I had planned on just opening the discussion, then letting you explain it (it was your presentation after all!) - but I got some pretty frustrated PM's, etc. so I explained as best I could.

-jjf

 

[fodrv7]

Keep it coming

Walter, Fitz,
Fascinating and all explained with brilliant clarity.

Keep it coming.

Thanks,
Pete.

 

[kentb]

What was it....

WOW this is the longest thread that I have ever read. Very interesting and made me think some things over.

I would like an explaination of something that happend to me a number of years ago. I thought that I understood it before I read these many posts, but now I would like some of you experts to explain it to me.

The situation was:
C172 8000 ft O320-E2D (150hp). I had lean until my single EGT peaked and then richened 50 degrees. I had be at this setting for about 20 minitues and then the engine got real rough. I quickly richened the mixture, but the roughness continued. I started looking for an airport and reduced power and landed. By the time I had landed 5 minutes later everthing was fine and I could not find anything wrong with the engine and ground runs were OK.

Later my CFI told me that it was detination.

What say you?

Kent

 

[dan]

What say you?

Carb ice. Just a WAG.

 

[gmcjetpilot]

Ditto

Carb ice. Just a WAG.

SKYHAWK info

Page 4 and 5 Carb ice

 

[David-aviator]

Later my CFI told me that it was detination.

What say you?

Kent

Vote #3 - carb ice.

I had it happen same symptoms in a C150 at 9500' in July with a surface temp of about 90. On descent, it ran fine after 5000' but landed anyhow and called a favorite mech. He said carb ice (rest his soul, the old coot has gone West). Took off and flew home without further event. The C150 with Cont 0200 was ice prone anytime....really dumb design with carb up front behind the prop.

dd

 

[Fitz]

Vote 4...

Above even 5000' it is very hard to generate the heat and pressure nec. to get detonation. It sounds like carb ice to me.

-jjf

 

[J-42]

Six years later has anyone put an ICP in and flown it?

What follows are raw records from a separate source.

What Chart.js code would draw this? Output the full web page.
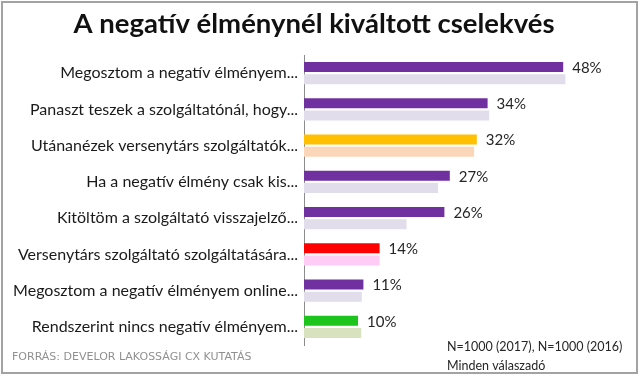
<!DOCTYPE html>
<html>
<head>
<meta charset="utf-8">
<script src="https://cdn.jsdelivr.net/npm/chart.js@4.4.0/dist/chart.umd.min.js"></script>
<style>
  html, body { margin: 0; padding: 0; background: #fff; }
  #wrap { width: 640px; height: 377px; position: relative; }
</style>
</head>
<body>
<div id="wrap"><canvas id="myChart" width="640" height="377"></canvas></div>
<script>
// categories and values (percent)
const categories = [
    'Megosztom a negatív élményem...',
    'Panaszt teszek a szolgáltatónál, hogy...',
    'Utánanézek versenytárs szolgáltatók...',
    'Ha a negatív élmény csak kis...',
    'Kitöltöm a szolgáltató visszajelző...',
    'Versenytárs szolgáltató szolgáltatására...',
    'Megosztom a negatív élményem online...',
    'Rendszerint nincs negatív élményem...'
];
const values2017 = [48, 34, 32, 27, 26, 14, 11, 10];
const values2016 = [48.4, 34.3, 31.5, 24.8, 19, 14, 10.7, 10.6];
const colors2017 = ['#7030A0', '#7030A0', '#FFC000', '#7030A0', '#7030A0', '#FF0000', '#7030A0', '#1EC41E'];
const colors2016 = ['#E2DDEA', '#E2DDEA', '#FCD6B8', '#E2DDEA', '#E2DDEA', '#FFCCF6', '#E2DDEA', '#D8E2BE'];

const titleText = 'A negatív élménynél kiváltott cselekvés';
const sourceText = 'FORRÁS: DEVELOR LAKOSSÁGI CX KUTATÁS';
const noteLines = ['N=1000 (2017), N=1000 (2016)', 'Minden válaszadó'];

// value labels next to the 2017 bars, plus footer texts and frame
const extras = {
    id: 'extras',
    afterDatasetsDraw(chart) {
        const ctx = chart.ctx;
        const meta = chart.getDatasetMeta(0);
        ctx.save();
        ctx.font = '15px Lato';
        ctx.fillStyle = '#262626';
        ctx.textBaseline = 'middle';
        ctx.textAlign = 'left';
        meta.data.forEach(function(bar, i) {
            ctx.fillText(values2017[i] + '%', bar.x + 9, bar.y + 1);
        });
        ctx.restore();
    },
    afterDraw(chart) {
        const ctx = chart.ctx;
        ctx.save();
        ctx.textBaseline = 'middle';
        ctx.font = '11px "DejaVu Sans"';
        ctx.fillStyle = '#909090';
        ctx.fillText(sourceText, 12, 357);
        ctx.font = '12.5px Lato';
        ctx.fillStyle = '#262626';
        ctx.fillText(noteLines[0], 447, 347);
        ctx.fillText(noteLines[1], 447, 366);
        ctx.strokeStyle = '#a3a3a3';
        ctx.lineWidth = 2;
        ctx.strokeRect(2, 2, 635, 371);
        ctx.restore();
    }
};

const ctx = document.getElementById('myChart').getContext('2d');
const chart = new Chart(ctx, {
    type: 'bar',
    data: {
        labels: categories,
        datasets: [
            { label: '2017', data: values2017, backgroundColor: colors2017 },
            { label: '2016', data: values2016, backgroundColor: colors2016 }
        ]
    },
    options: {
        indexAxis: 'y',
        responsive: false,
        animation: false,
        categoryPercentage: 0.67,
        barPercentage: 0.83,
        layout: { padding: { left: 0, right: 12, top: 0, bottom: 32 } },
        plugins: {
            legend: { display: false },
            tooltip: { enabled: false },
            title: {
                display: true,
                text: titleText,
                color: '#111',
                font: { family: 'Lato', size: 27.5, weight: 'bold' },
                padding: { top: 8, bottom: 14 }
            }
        },
        scales: {
            x: { display: false, min: 0, max: 60 },
            y: {
                grid: { display: false, drawTicks: false },
                border: { display: true, color: '#8c8c8c', width: 1 },
                ticks: { color: '#1a1a1a', font: { family: 'Lato', size: 16 }, padding: 6 },
                afterFit(scale) { scale.width = 304; }
            }
        }
    },
    plugins: [extras]
});
</script>
</body>
</html>
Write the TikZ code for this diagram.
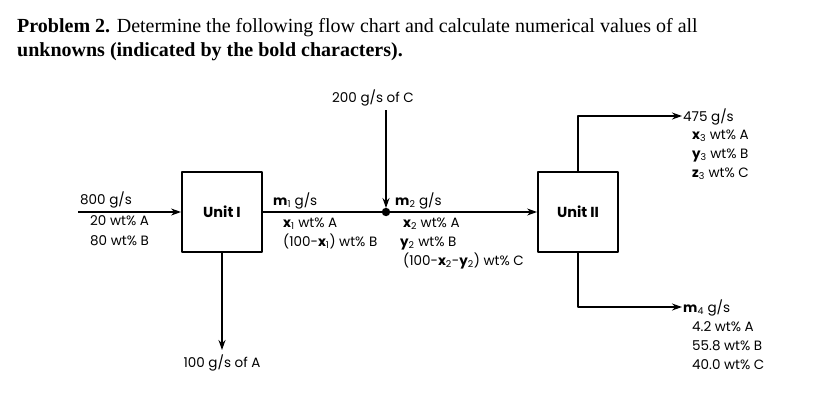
\documentclass[tikz,border=0pt]{standalone}
\usepackage{fontspec}
\setmainfont{Poppins}
\newfontfamily\titlefont{Liberation Serif}
\usetikzlibrary{arrows.meta}
\newcommand{\lblsize}{\fontsize{13.5}{16}\selectfont}
\newcommand{\bv}[2]{\textbf{#1}\textsubscript{#2}}
\tikzset{
  every picture/.style = {font=\lblsize, line join=round},
  flow/.style          = {line width=1.4pt},
  feed/.style          = {flow, -{Stealth[length=10pt, width=7pt]}},
  unit/.style          = {draw, line width=1.8pt, minimum width=80pt, minimum height=80pt,
                          font=\fontsize{14.5}{17}\selectfont\bfseries},
  lbl/.style           = {anchor=base west, inner sep=0pt},
}

\begin{document}
\begin{tikzpicture}[x=1pt, y=-1pt]
  \useasboundingbox (0,0) rectangle (837,405);

  % ---------- problem statement ----------------------------------------------
  \node[lbl, font=\titlefont\fontsize{20}{24}\selectfont] (head1) at (17,32)
    {\textbf{Problem 2.} Determine the following flow chart and calculate numerical values of all};
  \node[lbl, font=\titlefont\fontsize{20}{24}\selectfont\bfseries] (head2) at (17,56)
    {unknowns (indicated by the bold characters).};

  % ---------- units and the mixing point -------------------------------------
  \node[unit] (unitI)  at (222,212) {Unit I};
  \node[unit] (unitII) at (578,212) {Unit II};
  \fill (386,212) circle (4.2);
  \coordinate (mix) at (386,212);

  % free ends and bends of the streams
  \coordinate (feedin) at (78,212);
  \coordinate (Ctop)   at (386,110);
  \coordinate (Aout)   at (222,350);
  \coordinate (upbend) at (578,116);
  \coordinate (upend)  at (682,116);
  \coordinate (dnbend) at (578,307);
  \coordinate (dnend)  at (682,307);

  \draw[feed] (feedin) -- (unitI.west);
  \draw[flow] (unitI.east) -- (mix);
  \draw[feed] (mix) -- (unitII.west);
  \draw[feed] (Ctop) -- ([yshift=4pt]mix);
  \draw[feed] (unitI.south) -- (Aout);
  \draw[feed] (unitII.north -| upbend) -- (upbend) -- (upend);
  \draw[feed] (unitII.south -| dnbend) -- (dnbend) -- (dnend);

  % ---------- stream labels --------------------------------------------------
  \node[lbl] (f1) at (80,204)  {800 g/s};
  \node[lbl] (f2) at (90,225)  {20 wt\% A};
  \node[lbl] (f3) at (90,245)  {80 wt\% B};

  \node[anchor=base] (cin)  at (373,102) {200 g/s of C};
  \node[anchor=base] (aout) at (222,367) {100 g/s of A};

  \node[lbl] (s1a) at (273,205) {\bv{m}{1} g/s};
  \node[lbl] (s1b) at (283,227) {\bv{x}{1} wt\% A};
  \node[lbl] (s1c) at (283,246) {(100-\bv{x}{1}) wt\% B};

  \node[lbl] (s2a) at (395,205) {\bv{m}{2} g/s};
  \node[lbl] (s2b) at (403,227) {\bv{x}{2} wt\% A};
  \node[lbl] (s2c) at (400,246) {\bv{y}{2} wt\% B};
  \node[lbl] (s2d) at (403,265) {(100-\bv{x}{2}-\bv{y}{2}) wt\% C};

  \node[lbl] (s3a) at (683,121) {475 g/s};
  \node[lbl] (s3b) at (692,139) {\bv{x}{3} wt\% A};
  \node[lbl] (s3c) at (692,158) {\bv{y}{3} wt\% B};
  \node[lbl] (s3d) at (692,177) {\bv{z}{3} wt\% C};

  \node[lbl] (s4a) at (683,312) {\bv{m}{4} g/s};
  \node[lbl] (s4b) at (692,331) {4.2 wt\% A};
  \node[lbl] (s4c) at (692,350) {55.8 wt\% B};
  \node[lbl] (s4d) at (692,369) {40.0 wt\% C};
\end{tikzpicture}
\end{document}
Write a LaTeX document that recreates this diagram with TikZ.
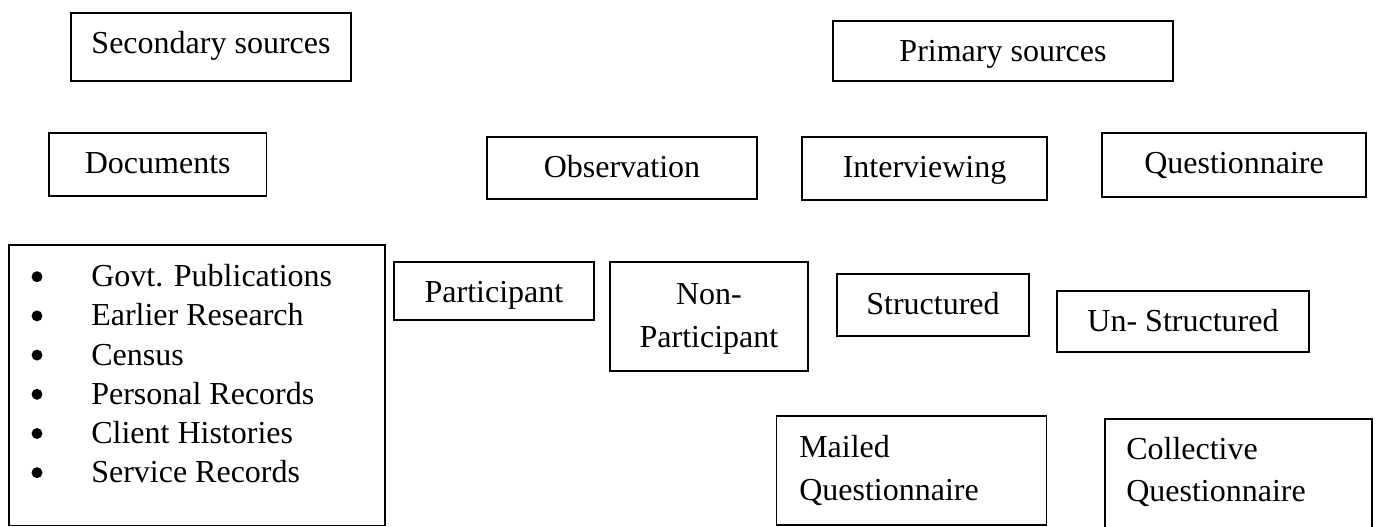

... May be I'll buy a data logger to measure my own ICP http://www.tfxengine.com/hardware3.html, here is a plot:

[/I]





G: I don't know what data you've seen and you are not talking. I am not trying to sell you on the idea of EI but consider this. You agree 25 degrees is OK and is designed for 100% power. Now refrence the ElectroAir charts; you have to get down to 83% percent power to see the timing move 1 degree. Seems safe to me? From the charts, at 75% power the advance is about 7-8 degrees. This is not radical stuff. You need to be at 50% power to see the max advance, about +18 degrees over 25. The main benifit Walter is the hotter and longer duration spark. The small advance is just frosting on the cake. BTW all the manufactures will BURN in a new timing curve at your request. If you want to maintain a fixed 25 degrees you can do that as well.

Clearly you feel that without ICP there is NO safe way to advance the timing.

IT was a pleasure. Take care. G

Six years later has anyone put an ICP in and flown it?